Cheaper, faster, safer. in theory, offsite is great. So why are housebuilders so reluctant to embrace it?
Heard the good news about offsite manufacturing? It's going to solve the skills crisis, improve build quality and slash the undersupply in housing. It's the best thing since, well...since prefabrication came along in the 1960s.

Deputy PM John Prescott keeps banging on about how the private housing sector has to adopt modern construction techniques in order to build more homes. But there are plenty of reasons why offsite is off the radar for most house builders.

A Housing Forum report 'Manufacturing Excellence – UK capacity in offsite manufacturing', published in January this year, highlights the main one: house builders make their money from developing, not from constructing.

House builders buy land years in advance in an area where they think demand will grow. In due course they will apply for planning permission. At the moment this typically takes between 18 months and three years. When that is in place and the market is right, they start building.

Using traditional methods you can start on site the next day, digging the first foundations. If you're using offsite, you need a lead time of months.

The argument goes that the lead time is longer, but the time on site shorter. But why would a house builder want all its properties ready at once? The way it works is that people buy and occupy the first houses while the rest are being developed. This reduces costs and therefore risk. Only with apartment blocks, where it's less feasible for people to move in mid-construction, does offsite's short site life make business sense.

Then there's the issue of labour. Skilled tradesmen can be hard to come by. Offsite can help. Well yes, up to a point. If you've put in your prefabricated wall cassettes, the brickies can move in and do the outer skin as and when. You're not held to ransom waiting for brick and blockwork.

But the Housing Forum's report argues that builders need a more skilled workforce to use offsite successfully, not a less skilled one. On one of Westbury's earlier sites to use its Space4 panellised system, two bases had to be scrapped. The groundworkers weren't used to working to the tolerances required.

Westbury also stopped delivering its panels with inner skins and conduits for wiring. The plasterboard was constantly being damaged due to people wanting plugs in different places, blocked conduits or just the general wear and tear of site life.

Then there's cost. Nicholas Fowler, a consultant at the Centre for Performance Improvement has tried to do the sums.

But, he points out, you are paying towards the overhead of a factory. And for double-handling of materials: from source to factory, from factory to site, often with the transportation of large quantities of air involved. Fowler's solution? Make sites more like factories by getting better at logistics and organsation.
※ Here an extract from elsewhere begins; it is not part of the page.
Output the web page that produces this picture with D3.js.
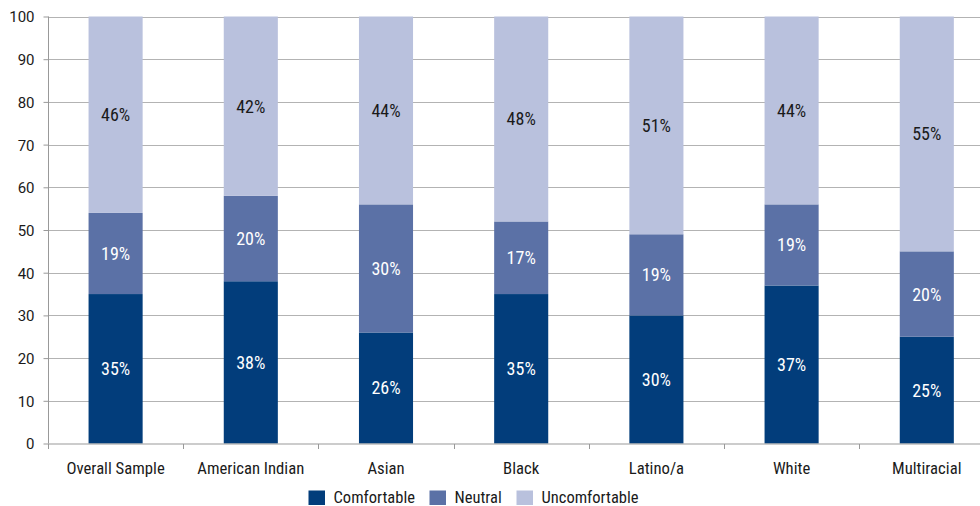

Yet some house builders are trying offsite techniques. Westbury's Space4 business continues to make a loss, albeit a reducing one. Barratt is dipping its toe in the water, working with Terrapin on Advanced Housing. It's early days for the venture, which has a factory in Daventry; just 31 houses so far. And many of the houses will go to the social housing sector. Barratt predicts 500 for the financial year to April 20, and 2000 for 2006.

It seems likely that offsite for housing will be largely limited to the public sector. The government is giving the technique a boost through the Housing Corporation, which allocates funding for social housing. It is aiming to award one quarter to projects using 'Modern Methods of Construction', of which offsite is one.

It makes more commercial sense in this sector too, since contractors hand over a whole development, rather than sell off plot-by-plot as private house builders do.

Offsite might go down well with the ODPM. Even the city thinks its a good thing; a recent note from analysts Corporate Synergy, praises Redrow for its foray into steel framed houses, Framing Solutions. But it doesn't look set to transform the sector.

Stacking up the facts

  • No one knows how much offsite is being used. No one is recording it.
  • The Housing Forums’s report estimates that 17,000 homes were built using offsite technology in 2002/03
  • The Barker report says 125,000 private sector homes and 21,000 public sector homes were completed in 2002/3
  • NHBC says 18% of homes registered with it use ‘modern methods of construction’, 15% of which are timber frame
  • That’s less than 3% (3,750 private homes) built using offsite
  • And this suggests that 13,250 (or 63%) of social houses are built using offsite, which seems far too high.